While welcoming a “spirited public debate about appropriate standards of behavior,” Franklin said in a statement, “we do not support policies that would have the effect of encouraging or making it more likely that younger citizens would use alcohol or drugs.”

By contrast, Donald R. Eastman III of Eckerd College, a Presbyterian-related school in St. Petersburg, Florida, citing his 30 years as the parent of three sons, said the current law is “hypocritical, ineffective, guilt-inducing and counterproductive. It is a form of mini-prohibition, and needs to be replaced with education and a focus on the value of moderation, not intolerance.”

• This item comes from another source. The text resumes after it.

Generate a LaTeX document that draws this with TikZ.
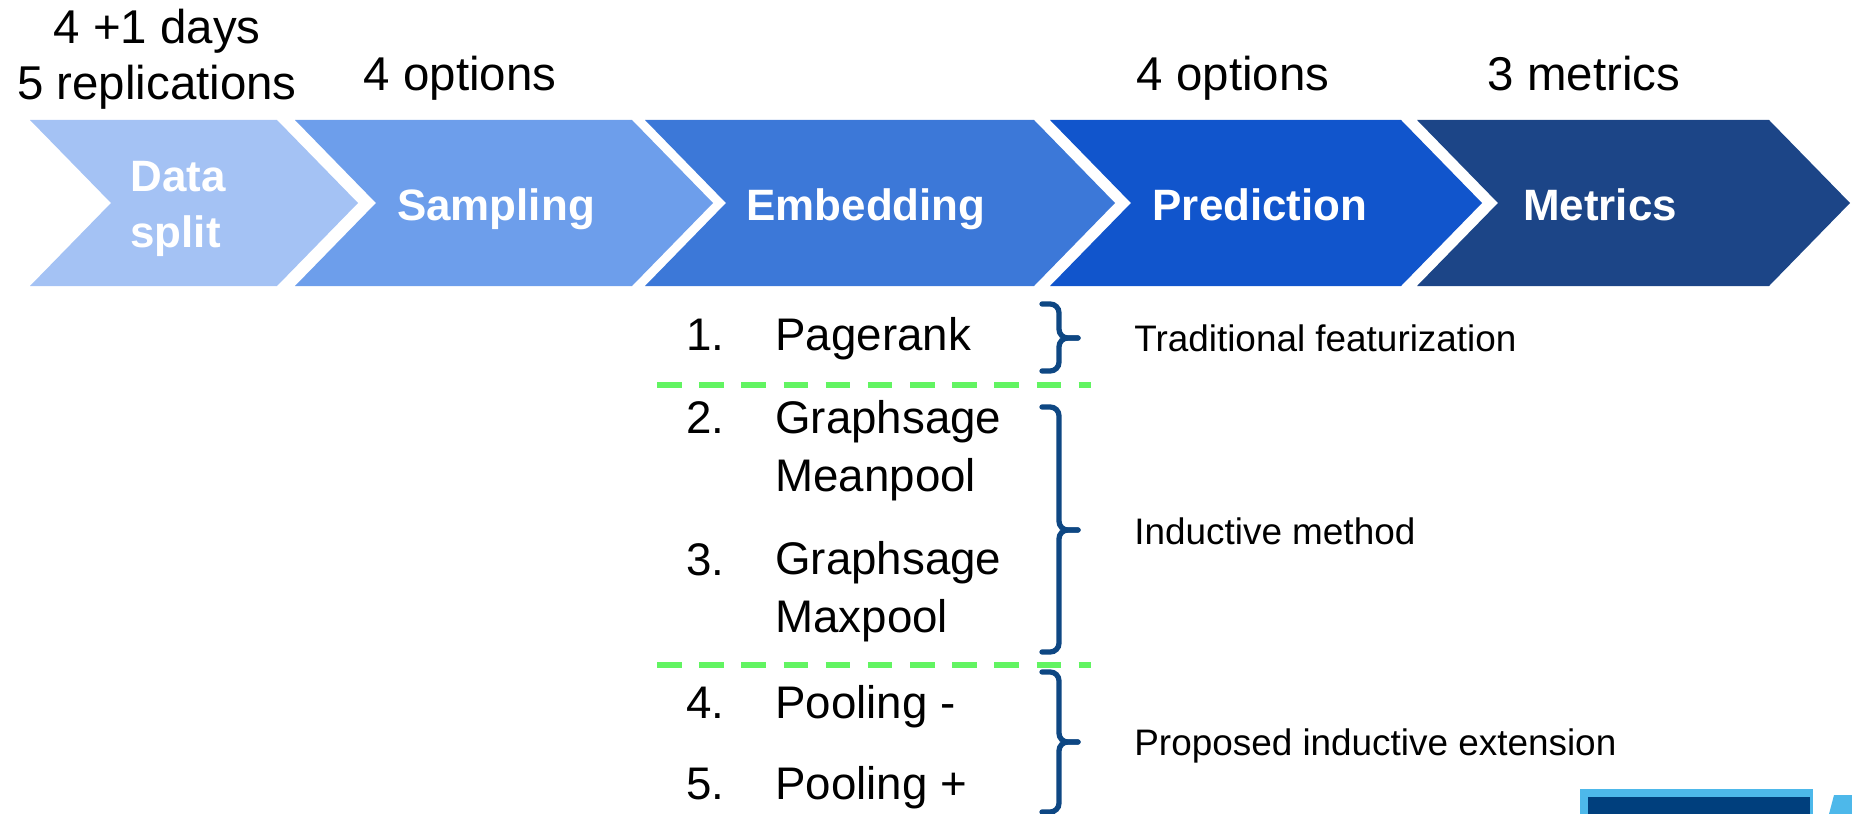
\documentclass[tikz,border=0pt]{standalone}
\usepackage{fontspec}
\setmainfont{Liberation Sans}
\usepackage{tikz}
\definecolor{splitblue}{HTML}{A4C2F4}
\definecolor{sampleblue}{HTML}{6D9EEB}
\definecolor{embedblue}{HTML}{3C78D8}
\definecolor{predictblue}{HTML}{1155CC}
\definecolor{metricblue}{HTML}{1C4587}
\definecolor{bracenavy}{HTML}{0E4783}
\definecolor{dividergreen}{HTML}{62F462}
\definecolor{logolight}{HTML}{4DB8EA}
\definecolor{logodark}{HTML}{003F7D}

\begin{document}
\begin{tikzpicture}[
  x=0.02cm, y=-0.02cm,
  steplabel/.style={font=\fontsize{25}{32}\selectfont\bfseries, text=white, inner sep=0pt, anchor=base},
  countlabel/.style={font=\fontsize{27}{32}\selectfont, inner sep=0pt, anchor=base},
  itemnum/.style={font=\fontsize{26}{33}\selectfont, inner sep=0pt, anchor=base west},
  itemtext/.style={font=\fontsize{26}{33}\selectfont, inner sep=0pt, anchor=base west, align=left},
  grouplabel/.style={font=\fontsize{21}{25}\selectfont, inner sep=0pt, anchor=base west},
  divider/.style={draw=dividergreen, line width=2.9pt, dash pattern=on 14pt off 10pt},
  groupbrace/.style={draw=bracenavy, line width=3pt, rounded corners=5pt, line cap=round}
]
  \useasboundingbox (0,0) rectangle (1852,814);

  % Pipeline chevrons
  \fill[splitblue]   (30,120)   -- (277,120)  -- (358,203)  -- (277,286)  -- (30,286)   -- (111,203)  -- cycle;
  \fill[sampleblue]  (295,120)  -- (632,120)  -- (713,203)  -- (632,286)  -- (295,286)  -- (376,203)  -- cycle;
  \fill[embedblue]   (645,120)  -- (1034,120) -- (1115,203) -- (1034,286) -- (645,286)  -- (726,203)  -- cycle;
  \fill[predictblue] (1050,120) -- (1401,120) -- (1482,203) -- (1401,286) -- (1050,286) -- (1131,203) -- cycle;
  \fill[metricblue]  (1417,120) -- (1769,120) -- (1850,203) -- (1769,286) -- (1417,286) -- (1498,203) -- cycle;

  % base of a two-line node sits on its last line
  \node[steplabel, align=left, anchor=base west] (split) at (130,248) {Data\\split};
  \node[steplabel] (sampling) at (496,221) {Sampling};
  \node[steplabel] (embedding) at (866,221) {Embedding};
  \node[steplabel] (prediction) at (1260,221) {Prediction};
  \node[steplabel] (metrics) at (1600,221) {Metrics};

  % Counts above the stages
  \node[countlabel, align=center] (days) at (157,100) {4 +1 days\\5 replications};
  \node[countlabel] (sampleopts) at (460,91) {4 options};
  \node[countlabel] (predictopts) at (1233,91) {4 options};
  \node[countlabel] (metriccount) at (1584,91) {3 metrics};

  % Embedding methods
  \node[itemnum] (n1) at (686,350) {1.};
  \node[itemtext] (pagerank) at (775,350) {Pagerank};
  \node[itemnum] (n2) at (686,433) {2.};
  \node[itemtext] (meanpool) at (775,491) {Graphsage\\Meanpool};
  \node[itemnum] (n3) at (686,575) {3.};
  \node[itemtext] (maxpool) at (775,632) {Graphsage\\Maxpool};
  \node[itemnum] (n4) at (686,718) {4.};
  \node[itemtext] (poolminus) at (775,718) {Pooling -};
  \node[itemnum] (n5) at (686,799) {5.};
  \node[itemtext] (poolplus) at (775,799) {Pooling +};

  \draw[divider] (657,385) -- (1091,385);
  \draw[divider] (657,665) -- (1091,665);

  % Groups
  \draw[groupbrace] (1042,304) -- (1059,304) -- (1059,338) -- (1078,338);
  \draw[groupbrace] (1078,338) -- (1059,338) -- (1059,371) -- (1042,371);
  \draw[groupbrace] (1042,407) -- (1059,407) -- (1059,530) -- (1078,530);
  \draw[groupbrace] (1078,530) -- (1059,530) -- (1059,652) -- (1042,652);
  \draw[groupbrace] (1042,672) -- (1059,672) -- (1059,742) -- (1078,742);
  \draw[groupbrace] (1078,742) -- (1059,742) -- (1059,812) -- (1042,812);
  \node[grouplabel] (traditional) at (1134,351) {Traditional featurization};
  \node[grouplabel] (inductive) at (1134,544) {Inductive method};
  \node[grouplabel] (proposed) at (1134,755) {Proposed inductive extension};

  % Logo corner
  \fill[logolight] (1580,789) rectangle (1813,814);
  \fill[logodark] (1588,797) rectangle (1810,814);
  \fill[logolight] (1829,814) -- (1834,795) -- (1852,795) -- (1852,814) -- cycle;
\end{tikzpicture}
\end{document}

Added David Oxtoby, president of Pomona College in California: “At present we are constrained only to talk about abstinence, since anything else is against the law. Treating college students as adults will help them to make more responsible decisions.”

Drew University, which has a United Methodist–related seminary on its Madison, New Jersey, campus, has an alcohol education program that goes from new student orientation to graduation day, said president Robert Weisbuch. “We employ an alcohol and substance abuse coordinator on staff, have clear rules for conduct and well-defined consequences for violations,” Weisbuch said.

Both Weisbuch and Loren Anderson, president of Pacific Lutheran University in Tacoma, Washington, emphasized in statements posted on their campus Web sites that they were not seeking to change the law, but rather to alter the national tendency to ignore underage drinking.

“It is a part of society,” said Anderson, “and by pushing it underground . . . we do not do our students a service.”